I have barely scratched the surface of Tolkien’s arguments in his essay, but I completely agree with his arguments. Fantasy should not be limited to children. It has important functions in helping all of us through life.

Real life has gotten bewildering and frightening, and I need all the help I can get in dealing with it. So today, in honor of the professor, I will take a few minutes to escape into one of his stories. I know I can count on him to help me recover from the confusion I’m feeling and to see the world in a new and better way.

Do you read to escape? What will you be reading for Tolkien Reading Day?

10 thoughts on “Tolkien’s Defense of Escapist Fantasy”

  1. Lovely food for thought in these mad times. I think there’s a lot of value in being able to transport yourself from the confines of your immediate situation, inhabit another reality and return with a fresh prospective.
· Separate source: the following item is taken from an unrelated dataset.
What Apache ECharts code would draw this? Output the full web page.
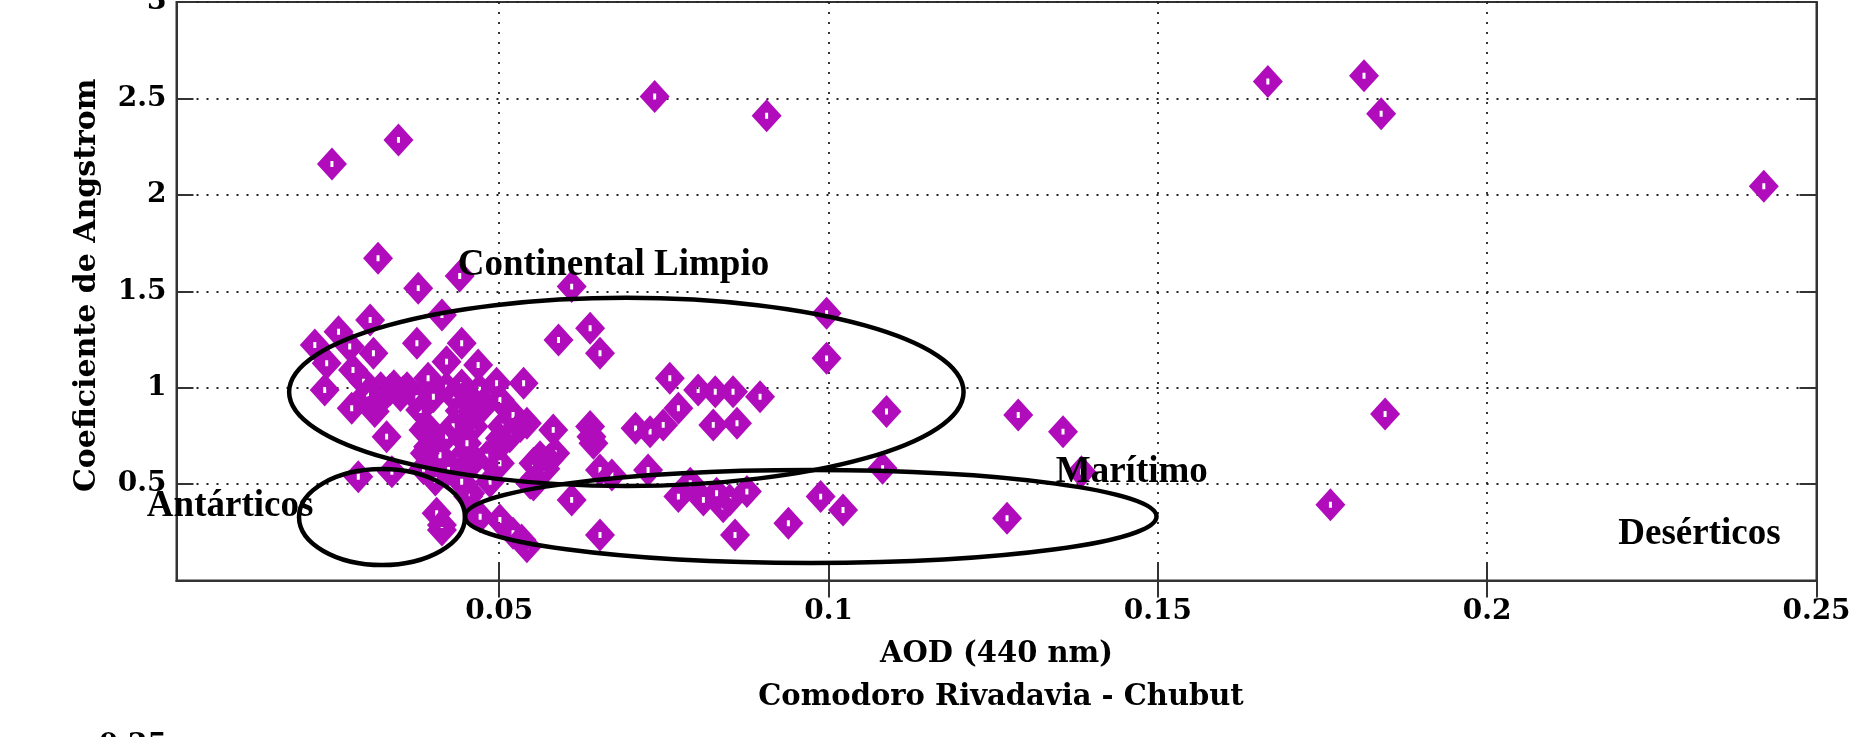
<!DOCTYPE html>
<html><head><meta charset="utf-8">
<script src="https://cdn.jsdelivr.net/npm/echarts@6/dist/echarts.min.js"></script>
<style>html,body{margin:0;padding:0;background:#fff}#c{width:1867px;height:737px}</style>
</head><body><div id="c"></div>
<script>
// AOD (440 nm) values
const aod = [
0.0246,0.0347,0.0736,0.0906,0.1667,0.1813,0.1839,0.2420,0.1845,0.1762,0.1288,0.1356,0.1384,0.1271,0.1088,0.1082,0.0997,0.0997,0.0988,0.1022,0.0939,0.0858,
0.0610,0.0316,0.0377,0.0440,0.0413,0.0590,0.0638,0.0653,0.0759,0.0802,0.0828,0.0855,0.0896,0.0772,0.0825,0.0861,0.0707,0.0729,0.0749,0.0582,0.0638,0.0640,0.0643,0.0537,0.0542,0.0562,0.0575,0.0552,0.0547,0.0653,0.0671,0.0726,0.0610,0.0653,0.0542,0.0772,0.0790,0.0810,0.0830,0.0840,0.0850,0.0876,
0.0220,0.0256,0.0304,0.0375,0.0443,0.0238,0.0273,0.0309,0.0420,0.0468,0.0278,0.0235,0.0294,0.0334,0.0392,0.0443,0.0496,0.0276,0.0311,0.0324,0.0354,0.0375,0.0400,0.0380,0.0453,0.0476,0.0501,0.0521,0.0461,0.0504,0.0532,0.0329,0.0390,0.0392,0.0451,0.0504,0.0516,0.0438,0.0463,0.0481,0.0501,0.0423,0.0286,0.0337,0.0403,0.0443,0.0486,0.0552,0.0453,0.0405,0.0413,0.0471,0.0501,0.0521,
0.0458,0.0385,0.0501,0.0451,0.0456,0.0534,0.0413,0.0471,0.0387,
0.0300,0.0320,0.0340,0.0350,0.0360,0.0315,0.0420,0.0430,0.0450,0.0470,0.0440,0.0460,0.0420,0.0410,0.0430,0.0385,0.0585,0.0570
];
// Angstrom coefficient values
const angstrom = [
2.160,2.285,2.510,2.410,2.588,2.618,2.420,2.045,0.863,0.393,0.858,0.772,0.564,0.323,0.876,0.582,1.386,1.152,0.435,0.366,0.297,0.236,
1.524,1.671,1.516,1.579,1.377,1.247,1.308,1.178,1.049,0.988,0.979,0.979,0.953,0.893,0.807,0.815,0.789,0.772,0.807,0.781,0.798,0.746,0.712,1.023,0.815,0.642,0.625,0.608,0.504,0.573,0.547,0.573,0.418,0.236,0.175,0.435,0.504,0.418,0.452,0.383,0.418,0.461,
1.221,1.290,1.351,1.230,1.230,1.127,1.213,1.178,1.135,1.118,1.092,0.988,1.031,0.988,1.049,1.014,1.023,0.893,0.876,0.953,0.979,0.945,0.953,0.884,0.919,0.919,0.936,0.858,0.798,0.798,0.798,0.746,0.798,0.694,0.712,0.712,0.746,0.625,0.625,0.642,0.608,0.573,0.538,0.564,0.521,0.512,0.512,0.495,0.435,0.349,0.262,0.331,0.314,0.245,
0.876,0.781,0.738,0.608,0.452,0.210,0.288,0.884,0.660,
0.970,1.000,1.010,0.960,1.000,0.920,1.000,0.960,0.970,0.990,0.880,0.860,0.750,0.650,0.800,0.580,0.660,0.580
];
const xTickValues = [0.05, 0.1, 0.15, 0.2, 0.25];
const yTickValues = [0.5, 1, 1.5, 2, 2.5, 3];
const regionNames = ['Continental Limpio', 'Marítimo', 'Antárticos', 'Desérticos'];
const regionLabelAt = [[0.0437, 1.634], [0.1345, 0.560], [-0.0035, 0.386], [0.2199, 0.241]];
const ellipseCentre = [[0.0693, 0.978], [0.0973, 0.332], [0.0322, 0.329]];
const ellipseRadius = [[0.0512, 0.488], [0.0525, 0.241], [0.0126, 0.249]];

const chart = echarts.init(document.getElementById('c'), null, {renderer: 'canvas'});
const tickFont = {fontFamily: 'DejaVu Serif', fontWeight: 'bold', fontSize: 28, color: '#000'};
const nameFont = {fontFamily: 'DejaVu Serif', fontWeight: 'bold', fontSize: 29, color: '#000'};
const yNameFont = {fontFamily: 'DejaVu Serif', fontWeight: 'bold', fontSize: 30, color: '#000', padding: [0, 0, 0, 12]};
const gridLine = {show: true, lineStyle: {color: '#222', width: 1.8, type: [2, 8]}};
const axisLine = {show: true, lineStyle: {color: '#333', width: 2}};
const diamond = 'path://M50,0 L100,50 L50,100 L0,50 Z M45,41 L45,59 L55,59 L55,41 Z';

chart.setOption({
  animation: false,
  backgroundColor: '#fff',
  title: {
    text: 'Comodoro Rivadavia - Chubut',
    left: 996, textAlign: 'center', top: 678,
    textStyle: nameFont
  },
  grid: {left: 176.5, right: 50.5, top: 2, bottom: 156.5, show: true, borderColor: '#333', borderWidth: 2,
         containLabel: false, outerBoundsMode: 'none'},
  xAxis: [{
    type: 'value', min: 0.001, max: 0.25, position: 'bottom',
    name: 'AOD (440 nm)', nameLocation: 'middle', nameGap: 59, nameTextStyle: nameFont,
    axisLine: axisLine,
    axisTick: {show: true, inside: true, length: 17, customValues: xTickValues, lineStyle: {color: '#333', width: 2}},
    axisLabel: Object.assign({margin: 17, customValues: xTickValues}, tickFont),
    splitLine: gridLine
  }, {
    type: 'value', min: 0.001, max: 0.25, position: 'top',
    axisLine: axisLine,
    axisTick: {show: true, inside: true, length: 17, customValues: xTickValues, lineStyle: {color: '#333', width: 2}},
    axisLabel: {show: false}, splitLine: {show: false}
  }],
  yAxis: [{
    type: 'value', min: 0, max: 3, interval: 0.5, position: 'left',
    name: 'Coeficiente de Angstrom', nameLocation: 'middle', nameRotate: 90, nameGap: 74, nameTextStyle: yNameFont,
    axisLine: axisLine,
    axisTick: {show: true, inside: true, length: 17, lineStyle: {color: '#333', width: 2}},
    axisLabel: Object.assign({margin: 10, showMinLabel: false}, tickFont),
    splitLine: gridLine
  }, {
    type: 'value', min: 0, max: 3, interval: 0.5, position: 'right',
    axisLine: axisLine,
    axisTick: {show: true, inside: true, length: 17, lineStyle: {color: '#333', width: 2}},
    axisLabel: {show: false}, splitLine: {show: false}
  }],
  graphic: [{
    type: 'text', x: 167, y: 732, z: 10,
    style: {text: '0.25', fill: '#000', font: 'bold 28px "DejaVu Serif"', textAlign: 'right', textVerticalAlign: 'top', align: 'right', verticalAlign: 'top'}
  }],
  series: [{
    type: 'scatter',
    xAxisIndex: 0, yAxisIndex: 0,
    data: aod.map((x, i) => [x, angstrom[i]]),
    symbol: diamond,
    symbolSize: [30, 33],
    itemStyle: {color: '#b00cbc', opacity: 1},
    z: 2
  }, {
    type: 'custom',
    xAxisIndex: 0, yAxisIndex: 0,
    data: ellipseCentre.map((c, i) => [c[0], c[1], ellipseRadius[i][0], ellipseRadius[i][1]]),
    encode: {x: 0, y: 1},
    clip: false,
    z: 3,
    renderItem: function (params, api) {
      const c = api.coord([api.value(0), api.value(1)]);
      const e = api.coord([api.value(0) + api.value(2), api.value(1) + api.value(3)]);
      return {
        type: 'ellipse',
        shape: {cx: c[0], cy: c[1], rx: Math.abs(e[0] - c[0]), ry: Math.abs(c[1] - e[1])},
        style: {fill: 'none', stroke: '#000', lineWidth: 4.5}
      };
    }
  }, {
    type: 'custom',
    xAxisIndex: 0, yAxisIndex: 0,
    data: regionLabelAt.map(p => [p[0], p[1]]),
    encode: {x: 0, y: 1},
    clip: false,
    z: 4,
    renderItem: function (params, api) {
      const p = api.coord([api.value(0), api.value(1)]);
      return {
        type: 'text', x: p[0], y: p[1],
        style: {
          text: regionNames[params.dataIndex], fill: '#000',
          font: 'bold 37px "Liberation Serif"',
          fontFamily: 'Liberation Serif', fontWeight: 'bold', fontSize: 37,
          textAlign: 'left', textVerticalAlign: 'middle', align: 'left', verticalAlign: 'middle'
        }
      };
    }
  }]
});
</script>
</body></html>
Fiction isn’t completely separate from our reality since it’s been born from it and can offer so much in the way we interact with the world around us.

    1. As an avid reader and a writer of fiction, I agree with you completely. People who think fiction, particularly fantasy, is completely unrelated to reality are wrong. Even the most fanciful stories spring from human perspective and experience. A good book offers us the gift of traveling to another time and place and living someone else’s life, which is complete magic, but that doesn’t make it unreal. We bring our thoughts back with us. We are changed, and therefore reality is changed as well.

  2. I tend to avoid purely escapist stories – I prefer books that make me think. It typically seems to be a far better use of my time to read something that will make me smarter, or a better person, or see things in a new way…

    Right now, though, I don’t have the mental energy for anything other than escapism. I’m finally getting around to reading The Name of the Wind – all my nerdy friends have been telling me to read it for years, but it could never hold my attention… until now! Now I’m glad I had it sitting on my shelf.

    1. What do you mean by purely escapist? There are genres that have no interest to me, so I don’t understand their appeal to others, and if asked, I suppose I might say that their readers are “just escaping.” But I suppose others could say the same about me when I re-read a favorite cozy mystery or children’s book for the comfort of the familiar. I would argue that I am revisiting the book because it offered me something more than escape: a character I related to, a situation that intrigued me, a setting I would love to visit. The books that I turn to again and again have something in them that feels real, which is the opposite of escaping.

      These are definitely days for keeping my reading simple. I am not up for intense literature that requires concentration. I can barely remember what day it is!

  3. I listened to a lecture by Lisa Cron (author of “Story Genius” ) today and she says of “escapist” literature, paraphrasing here, we are not escaping but consulting with a novel to better learn how to navigate our world. Pretty much what you’re saying here Kit. And what a world to navigate, which every day more resembles a dystopian tale than it did the day before.

      1. No apology necessary. These are tough times and you only spoke the truth. Kurt and I tried to watch Man in the High Castle the other night and got freaked out because of things in it that were going on right now. It was too relevant!

    1. Fiction in general gets a bad rap because people don’t realize why we are drawn to it. Lisa Cron definitely makes the case that it has real social value. And there’s always the great fable of the zebra storyteller that I now can’t remember the details of but which tells us that dreaming dreams and sharing them is one way for us to learn lessons without having to make the mistakes ourselves, that a society with good storytellers is better prepared for crisis than one without them.

  4. Just came across this post while searching for other Tolkien inspired bloggers, such a fantastic reminder – I’ve been re-falling in love with Tolkien during this lockdown – and have just been engaging with ‘On Fairy Stories’ and this precise argument :).

    1. So cool that you are on the same page! I’m finding Tolkien a very comforting read right now. It’s probably time to re-read “On Fairy-Stories” myself.